# Goal:
Reproduce the listing that follows with no differences at all.
+++
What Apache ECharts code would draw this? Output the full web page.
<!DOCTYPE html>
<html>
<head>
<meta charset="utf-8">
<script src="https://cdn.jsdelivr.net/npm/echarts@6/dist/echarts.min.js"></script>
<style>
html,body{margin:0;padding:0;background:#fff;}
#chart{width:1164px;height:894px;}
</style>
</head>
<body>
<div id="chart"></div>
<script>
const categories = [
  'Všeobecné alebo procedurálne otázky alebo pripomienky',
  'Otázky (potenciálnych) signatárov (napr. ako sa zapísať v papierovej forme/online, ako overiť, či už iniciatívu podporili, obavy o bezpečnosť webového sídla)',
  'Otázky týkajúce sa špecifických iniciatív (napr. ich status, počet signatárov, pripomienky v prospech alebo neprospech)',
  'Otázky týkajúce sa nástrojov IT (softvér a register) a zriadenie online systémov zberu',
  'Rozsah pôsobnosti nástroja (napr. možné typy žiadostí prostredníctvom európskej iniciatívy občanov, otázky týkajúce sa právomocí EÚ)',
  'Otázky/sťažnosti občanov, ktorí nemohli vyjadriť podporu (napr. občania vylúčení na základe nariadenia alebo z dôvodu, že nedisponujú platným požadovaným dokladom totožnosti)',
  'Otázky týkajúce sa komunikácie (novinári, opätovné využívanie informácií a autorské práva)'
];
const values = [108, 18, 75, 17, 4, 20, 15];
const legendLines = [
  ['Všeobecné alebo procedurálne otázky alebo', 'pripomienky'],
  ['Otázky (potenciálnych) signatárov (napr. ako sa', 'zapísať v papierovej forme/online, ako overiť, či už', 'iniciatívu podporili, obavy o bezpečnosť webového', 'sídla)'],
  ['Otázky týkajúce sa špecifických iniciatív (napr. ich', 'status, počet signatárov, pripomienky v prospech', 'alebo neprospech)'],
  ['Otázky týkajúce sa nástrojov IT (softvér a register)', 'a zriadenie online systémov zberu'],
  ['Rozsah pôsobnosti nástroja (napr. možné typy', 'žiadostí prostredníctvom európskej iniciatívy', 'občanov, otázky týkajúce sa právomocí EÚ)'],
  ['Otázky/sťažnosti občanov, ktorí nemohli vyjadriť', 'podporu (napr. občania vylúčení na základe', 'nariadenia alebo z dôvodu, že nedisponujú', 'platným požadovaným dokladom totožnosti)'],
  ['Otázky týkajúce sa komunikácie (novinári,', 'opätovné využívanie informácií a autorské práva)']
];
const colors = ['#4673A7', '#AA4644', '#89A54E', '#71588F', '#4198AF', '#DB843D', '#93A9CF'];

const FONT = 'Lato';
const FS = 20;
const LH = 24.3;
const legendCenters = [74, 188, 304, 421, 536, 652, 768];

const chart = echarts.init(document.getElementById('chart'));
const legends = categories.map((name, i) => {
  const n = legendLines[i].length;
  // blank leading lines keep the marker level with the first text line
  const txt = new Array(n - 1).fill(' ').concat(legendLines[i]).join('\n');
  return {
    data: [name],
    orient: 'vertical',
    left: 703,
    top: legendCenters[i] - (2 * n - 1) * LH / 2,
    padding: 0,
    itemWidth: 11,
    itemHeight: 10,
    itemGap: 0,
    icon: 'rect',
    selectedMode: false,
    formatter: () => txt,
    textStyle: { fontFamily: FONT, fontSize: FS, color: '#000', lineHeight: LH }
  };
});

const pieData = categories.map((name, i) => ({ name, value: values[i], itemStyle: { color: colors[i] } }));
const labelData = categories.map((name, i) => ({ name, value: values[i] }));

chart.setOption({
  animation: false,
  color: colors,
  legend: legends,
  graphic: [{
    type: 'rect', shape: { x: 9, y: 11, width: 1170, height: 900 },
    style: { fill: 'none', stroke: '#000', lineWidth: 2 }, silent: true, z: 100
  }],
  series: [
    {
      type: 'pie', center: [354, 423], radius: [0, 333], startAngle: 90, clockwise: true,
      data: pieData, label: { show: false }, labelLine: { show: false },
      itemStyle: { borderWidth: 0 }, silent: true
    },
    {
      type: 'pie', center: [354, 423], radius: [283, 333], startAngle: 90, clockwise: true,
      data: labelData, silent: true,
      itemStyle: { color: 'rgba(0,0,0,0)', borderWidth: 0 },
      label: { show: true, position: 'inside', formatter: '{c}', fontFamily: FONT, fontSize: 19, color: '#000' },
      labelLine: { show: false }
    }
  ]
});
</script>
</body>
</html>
+++
# Worked solution:
What Apache ECharts code would draw this? Output the full web page.
<!DOCTYPE html>
<html>
<head>
<meta charset="utf-8">
<script src="https://cdn.jsdelivr.net/npm/echarts@6/dist/echarts.min.js"></script>
<style>
html,body{margin:0;padding:0;background:#fff;}
#chart{width:1164px;height:894px;}
</style>
</head>
<body>
<div id="chart"></div>
<script>
const categories = [
  'Všeobecné alebo procedurálne otázky alebo pripomienky',
  'Otázky (potenciálnych) signatárov (napr. ako sa zapísať v papierovej forme/online, ako overiť, či už iniciatívu podporili, obavy o bezpečnosť webového sídla)',
  'Otázky týkajúce sa špecifických iniciatív (napr. ich status, počet signatárov, pripomienky v prospech alebo neprospech)',
  'Otázky týkajúce sa nástrojov IT (softvér a register) a zriadenie online systémov zberu',
  'Rozsah pôsobnosti nástroja (napr. možné typy žiadostí prostredníctvom európskej iniciatívy občanov, otázky týkajúce sa právomocí EÚ)',
  'Otázky/sťažnosti občanov, ktorí nemohli vyjadriť podporu (napr. občania vylúčení na základe nariadenia alebo z dôvodu, že nedisponujú platným požadovaným dokladom totožnosti)',
  'Otázky týkajúce sa komunikácie (novinári, opätovné využívanie informácií a autorské práva)'
];
const values = [108, 18, 75, 17, 4, 20, 15];
const legendLines = [
  ['Všeobecné alebo procedurálne otázky alebo', 'pripomienky'],
  ['Otázky (potenciálnych) signatárov (napr. ako sa', 'zapísať v papierovej forme/online, ako overiť, či už', 'iniciatívu podporili, obavy o bezpečnosť webového', 'sídla)'],
  ['Otázky týkajúce sa špecifických iniciatív (napr. ich', 'status, počet signatárov, pripomienky v prospech', 'alebo neprospech)'],
  ['Otázky týkajúce sa nástrojov IT (softvér a register)', 'a zriadenie online systémov zberu'],
  ['Rozsah pôsobnosti nástroja (napr. možné typy', 'žiadostí prostredníctvom európskej iniciatívy', 'občanov, otázky týkajúce sa právomocí EÚ)'],
  ['Otázky/sťažnosti občanov, ktorí nemohli vyjadriť', 'podporu (napr. občania vylúčení na základe', 'nariadenia alebo z dôvodu, že nedisponujú', 'platným požadovaným dokladom totožnosti)'],
  ['Otázky týkajúce sa komunikácie (novinári,', 'opätovné využívanie informácií a autorské práva)']
];
const colors = ['#4673A7', '#AA4644', '#89A54E', '#71588F', '#4198AF', '#DB843D', '#93A9CF'];

const FONT = 'Lato';
const FS = 20;
const LH = 24.3;
const legendCenters = [74, 188, 304, 421, 536, 652, 768];

const chart = echarts.init(document.getElementById('chart'));
const legends = categories.map((name, i) => {
  const n = legendLines[i].length;
  // blank leading lines keep the marker level with the first text line
  const txt = new Array(n - 1).fill(' ').concat(legendLines[i]).join('\n');
  return {
    data: [name],
    orient: 'vertical',
    left: 703,
    top: legendCenters[i] - (2 * n - 1) * LH / 2,
    padding: 0,
    itemWidth: 11,
    itemHeight: 10,
    itemGap: 0,
    icon: 'rect',
    selectedMode: false,
    formatter: () => txt,
    textStyle: { fontFamily: FONT, fontSize: FS, color: '#000', lineHeight: LH }
  };
});

const pieData = categories.map((name, i) => ({ name, value: values[i], itemStyle: { color: colors[i] } }));
const labelData = categories.map((name, i) => ({ name, value: values[i] }));

chart.setOption({
  animation: false,
  color: colors,
  legend: legends,
  graphic: [{
    type: 'rect', shape: { x: 9, y: 11, width: 1170, height: 900 },
    style: { fill: 'none', stroke: '#000', lineWidth: 2 }, silent: true, z: 100
  }],
  series: [
    {
      type: 'pie', center: [354, 423], radius: [0, 333], startAngle: 90, clockwise: true,
      data: pieData, label: { show: false }, labelLine: { show: false },
      itemStyle: { borderWidth: 0 }, silent: true
    },
    {
      type: 'pie', center: [354, 423], radius: [283, 333], startAngle: 90, clockwise: true,
      data: labelData, silent: true,
      itemStyle: { color: 'rgba(0,0,0,0)', borderWidth: 0 },
      label: { show: true, position: 'inside', formatter: '{c}', fontFamily: FONT, fontSize: 19, color: '#000' },
      labelLine: { show: false }
    }
  ]
});
</script>
</body>
</html>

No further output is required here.